# Networking a house



## ebackhus (Apr 21, 2005)

My wife and I took the plunge and are buying our first home. It's a brand new single story but "lacks" stuff I want/need. I was planning to install an On-Q/Legrande type control center in the master closet and run Cat5e to every room and additional coaxial as well. I've worked with plenty of these in existing installations but I've never actually installed one myself. Has anyone done this and are there and tips or tricks I ought to know before I bring out the ladder and saws?


----------



## DriftLife (May 27, 2011)

Plan well.
I had to do this where I live as well.
I ran the wires outside and hide em the best I could.


----------



## ebackhus (Apr 21, 2005)

I'm very familiar with outside runs but I don't want to do that.


----------



## SABL (Jul 4, 2008)

Ladder?? Are you on a slab?? (The house.....not you!! That just didn't sound right.....:laugh


----------



## ebackhus (Apr 21, 2005)

It's on a slab yes but I'm doing everything as wall drops to avoid running lines along the house. Gonna be playing in the attic.


----------



## Wrench97 (May 10, 2008)

Pick the locations in the room well before running the wires avoid insulated outside walls as much as possible especially if the house has a vapor barrier in it, dropping them down is pretty easy, best advice I can give you is to use plastic wall boxes they're a lot more secure then just using a cover plate screwed to the wall.


----------



## ebackhus (Apr 21, 2005)

I've done walldrops before and I'm not planning to use any outside walls because of the difficulty of dropping lines near the edges of the attic and because my house does have moisture barriers. Each drop will be on an internal wall with boxes mounted to studs. This isn't some cheap job, this is an upgrade!


----------



## Wrench97 (May 10, 2008)

I've used the plastic existing work boxes before, the ones with the wings and screws to tighten them up, they work well with out having to make a hole big enough to get to a stud.


----------



## SABL (Jul 4, 2008)

Don't beat yourself up by trying to attach a box to a stud....."old work" boxes work rather well....just don't get sloppy when cutting the hole. I just checked Home Depot.......98 cents for a single gang. The old work "bracket" (no box) is $1.28. When you tighten the mounting screws the wings swing into the correct position. 
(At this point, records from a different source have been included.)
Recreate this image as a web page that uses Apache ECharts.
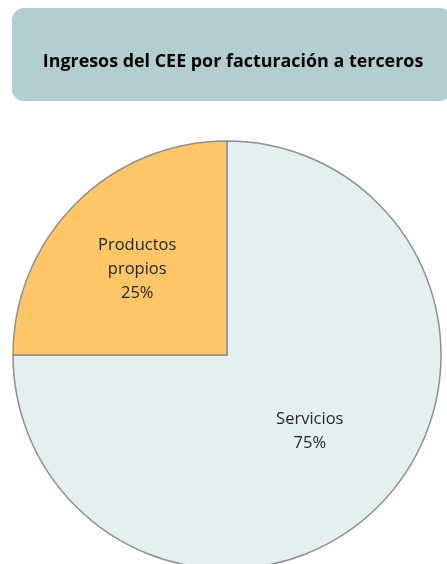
<!DOCTYPE html>
<html><head><meta charset="utf-8">
<script src="https://cdn.jsdelivr.net/npm/echarts@6/dist/echarts.min.js"></script>
<style>html,body{margin:0;padding:0;background:#fff}#c{width:447px;height:564px}</style>
</head><body><div id="c"></div>
<script>
const titleText = 'Ingresos del CEE por facturación a terceros';
const categories = ['Servicios', 'Productos\npropios'];
const values = [75, 25];
const colors = ['#e4f0f0', '#ffc667'];
const labelOffsets = [[5, -1], [-12, -8]];

const chart = echarts.init(document.getElementById('c'), null, {renderer: 'canvas'});
chart.setOption({
  animation: false,
  graphic: [{
    type: 'rect', left: 12, top: 8, z: 0,
    shape: {width: 440, height: 93, r: 12},
    style: {fill: '#b3cece'}
  }],
  title: {
    text: titleText, left: 228, top: 57, textAlign: 'center', textVerticalAlign: 'middle',
    textStyle: {fontFamily: 'Open Sans', fontWeight: 'bold', fontSize: 17.9, color: '#000'}
  },
  series: [{
    type: 'pie', center: [227, 355], radius: 214, startAngle: 90, clockwise: true,
    silent: true,
    itemStyle: {borderColor: '#8f8f8f', borderWidth: 1.5},
    label: {position: 'inside', formatter: p => p.name + '\n' + Math.round(p.percent) + '%',
      fontFamily: 'Open Sans', fontSize: 16.5, color: '#262626', lineHeight: 24},
    labelLine: {show: false},
    data: categories.map((n, i) => ({name: n, value: values[i], itemStyle: {color: colors[i]},
      label: {offset: labelOffsets[i]}}))
  }]
});
</script></body></html>
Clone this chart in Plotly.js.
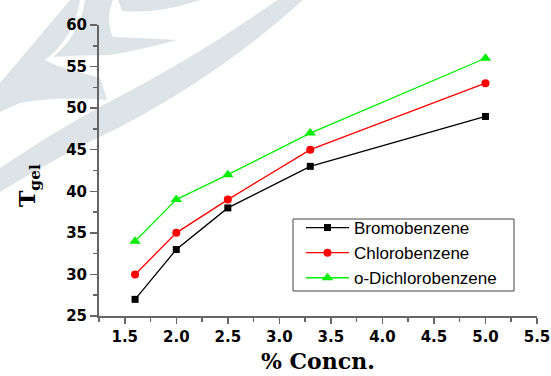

I checked other methods and they are more expensive but not better. Leviton makes a LV wall bracket ($1.59) and in days of old we used "Madison Clamps".....but that was for metal boxes. Could be used for plastic if the box has plaster tabs........but then you have to buy the clamps. Too cheap to go with the old work boxes.....they are ready to go.


----------



## ebackhus (Apr 21, 2005)

When I was a cable installer we used metal brackets that just bent around the sheetrock. When compressed with channel locks they made for a rather solid mounting point for cat 5 and coaxial lines without the need for a box or a stud.


----------



## SABL (Jul 4, 2008)

That's the Leviton bracket I mentioned at $1.59 each......I have some on hand (I think) and used them often. Electric suppliers may sell them cheaper if you buy the cable and ends at the same time. Most home improvement centers sell junk at high prices......buying in bulk at a wholeseller used to mean great savings but I have not done that in years. My daughter recently purchased a complete entry (door, jambs, 2 sidelites) and saved $350 by staying away from a home improvement center and going to a standard lumber yard at my request. I went with her and got the price for a cheaper unit at Lowes and then called one of my former suppliers and got a better unit far cheaper.


----------



## ebackhus (Apr 21, 2005)

I'm digging through Leviton's site but the way they present products is terrible! I'd love to get this stuff as cheap as I can but I don't want to have to buy 200 to save a few cents per unit.


----------



## Wrench97 (May 10, 2008)

Here's the ones I've used > Amazon.com: Thomas & Betts #B120R SG Old Work Box: Home Improvement


----------



## SABL (Jul 4, 2008)

Buy a Leviton 1-Gang Wall Mounting Bracket - R02-C0224-000 at The Home Depot is what you are talking about.

But for 98 cents they offer Carlon 1-Gang Non-Metallic Old Work Box - B114RB at The Home Depot

$1.28 will get you Carlon 1-Gang Low-Voltage Old-Work Bracket - SC100RR at The Home Depot

Could go a little higher but you don't need the extra cubic inches Carlon 1-Gang 20 cu. in. Electrical Old Work Box - B120R at The Home Depot

C.I. only deals with 110V and higher.....14ga needs 1 ci per unit and 12ga needs 1.25 ci per unit. Device counts as 1 unit..... all conductors count as 1 unit whether they are coming or going. All that matters is if they enter the box.......don't want to do any crowding. 

Low voltage does not need any type of box......at least in this area according to the last NEC and local code I looked at.


----------